The exhibition press release took a metaphorical view of these maneuvers—presenting Syjuco’s emphasis on mediation and (as the example below illustrates) occlusion, combined with her act of “piecing together” fragmentary images to form composite wholes—as commentary on the fact that the archival “narrative” is likewise a “constructed” one that is partial in both senses of the word. Fair enough, but by now, pointing out the biased nature of colonial-era archives has rightly become commonplace. Is this all that Syjuco’s project reveals?

A work like Reverse View: KKK (2021) points toward a parallel insight. The central image depicts a stack of papers, photographs, and newspaper clippings that once belonged to an Ohio chapter of the Ku Klux Klan and now reside in an archival collection (labeled “Business Americana”) at the National Museum of American History in Washington, D.C. Syjuco has flipped most of these articles over, however, concealing whatever it was that the terrorist organization found worthy of preserving, and transforming the material instead into a layered abstraction, reminiscent of a Cubist collage or one of Kurt Schwitters’ dynamic Merzbilder. Thus, even as the work’s title connects its pictured (but pointedly censored) objects to a history of white supremacist violence that remains very much alive in the present, the artist’s intervention allows the materials to appear simultaneously as so much crinkled, fading paper. Syjuco points, in effect, to how such fragile materiality has historically determined the archive’s limited conditions of accessibility—another pertinent factor in the question of how and for whom these collections render history visible.
Syjuco’s process of compiling inkjet prints introduces another layer of materiality echoing that of her archival documents.
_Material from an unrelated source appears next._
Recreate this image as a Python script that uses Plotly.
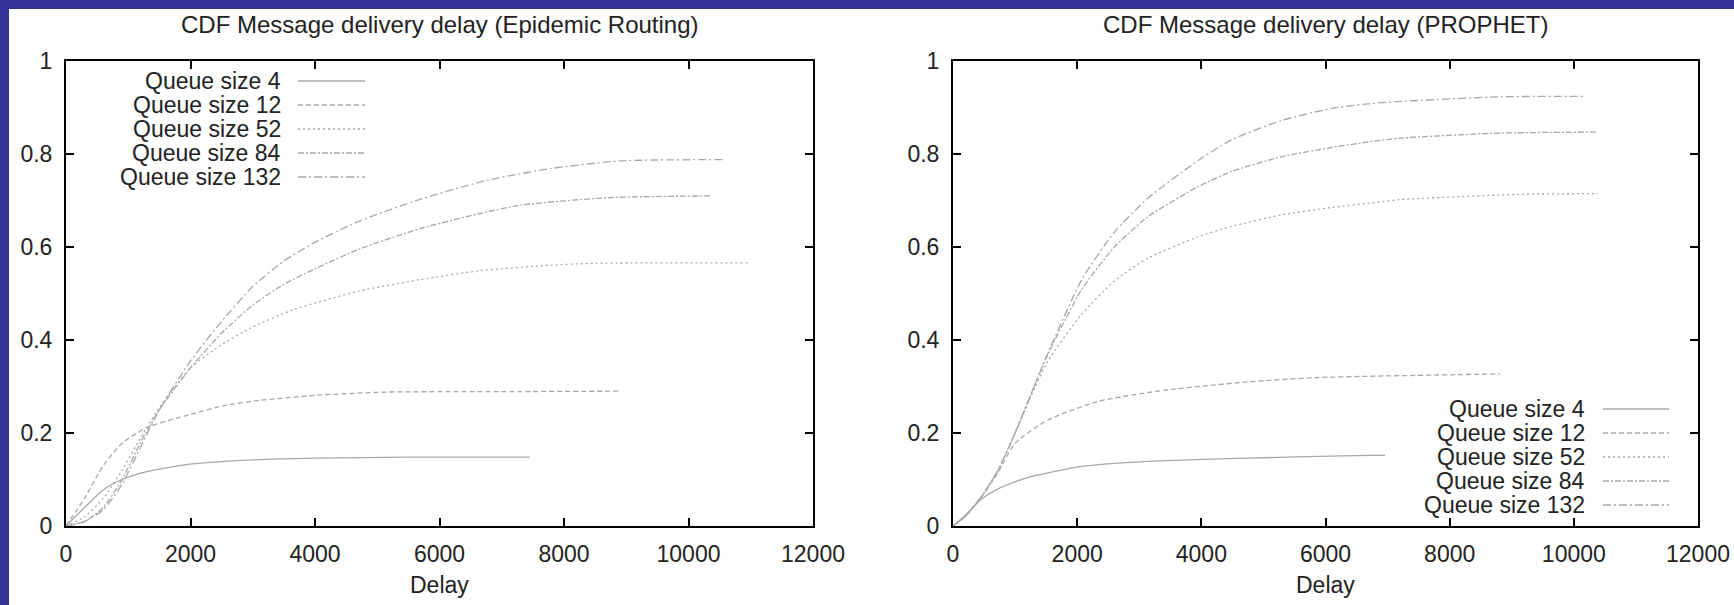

The thirty-some pages shown in Reverse View: KKK, for instance, have begun to warp and curl. At the same time, however, the artist’s incorporation of such contemporary imaging technologies (and their pixelated products) gestures toward an increasingly digitized world that is in many ways alien to the historical objects and organizing systems she has represented. From these traces emerges another “latency” that some of her earlier projects have addressed head-on: namely, the ascendancy of the internet as an archive-like structure far more powerful and decentralized—with all the entailed potential for good and ill, accessibility and opacity—than anything the people behind a colonial-era nation state could have envisioned. What form might an “anarchival index” take with respect to such twenty-first-century information technologies? Syjuco’s matryoshka-like photographs, their nested layering of images materialized in media by turns antiquated and contemporary, do not provide an answer so much as insist with formal eloquence upon the question.